You mean, here Paul is not talking about the righteousness by which God Himself is righteous, but a righteousness that God gives freely by His grace to people who don’t have righteousness of their own!
Woa, you mean the righteousness by which I will be saved, is not mine? When I discovered that, I was born again of the Holy Ghost. And the doors of paradise swung open, and I walked through.
— Martin Luther

It’s what Luther called an alien righteousness; a righteousness that belongs properly to somebody else. It’s a righteousness that is outside of us. Namely, it is the righteousness of Christ.

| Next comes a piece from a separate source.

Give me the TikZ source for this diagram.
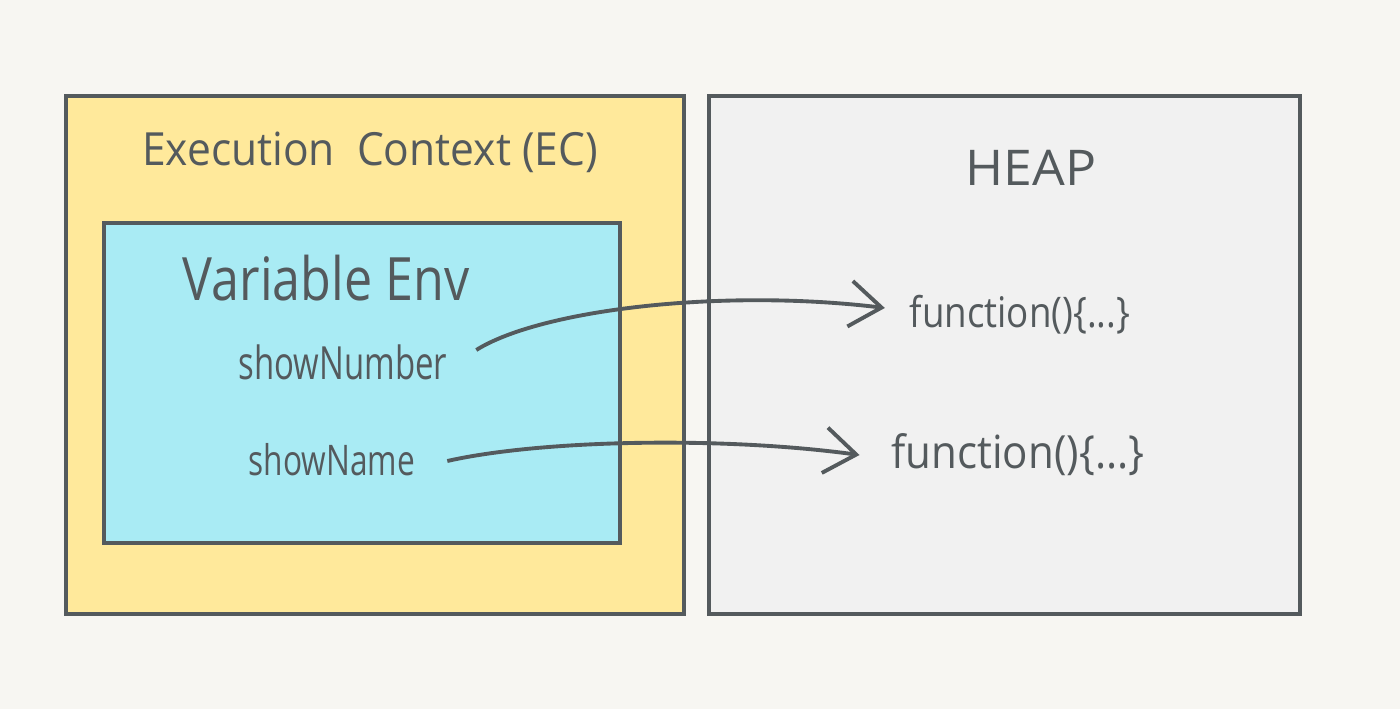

His understanding of these words changed so much. And, in God’s sovereignty, several other leaders of the time came to the same conclusions. It was these conclusions that then helped understand the rest of Romans, and that ultimately lead to the Reformation of the 16th century. 
They developed some key phrases to capture these profound insights: Scripture Alone, Faith Alone, Grace Alone, Christ Alone and to the Glory of God Alone. And in time, the Protestant movement was born. Did you know that one of the first Protestant denominations established was the Church of England? 
This is our theological heritage as Anglicans. Indeed, many people in the 16th century gave their lives. They had discovered The Truth About Truth, and nothing was more important than ordinary people hearing about the extraordinary God and his power. 
They had realized what it meant to not be ashamed of the Gospel. And it changed everything. Today, we come to the text where it all started.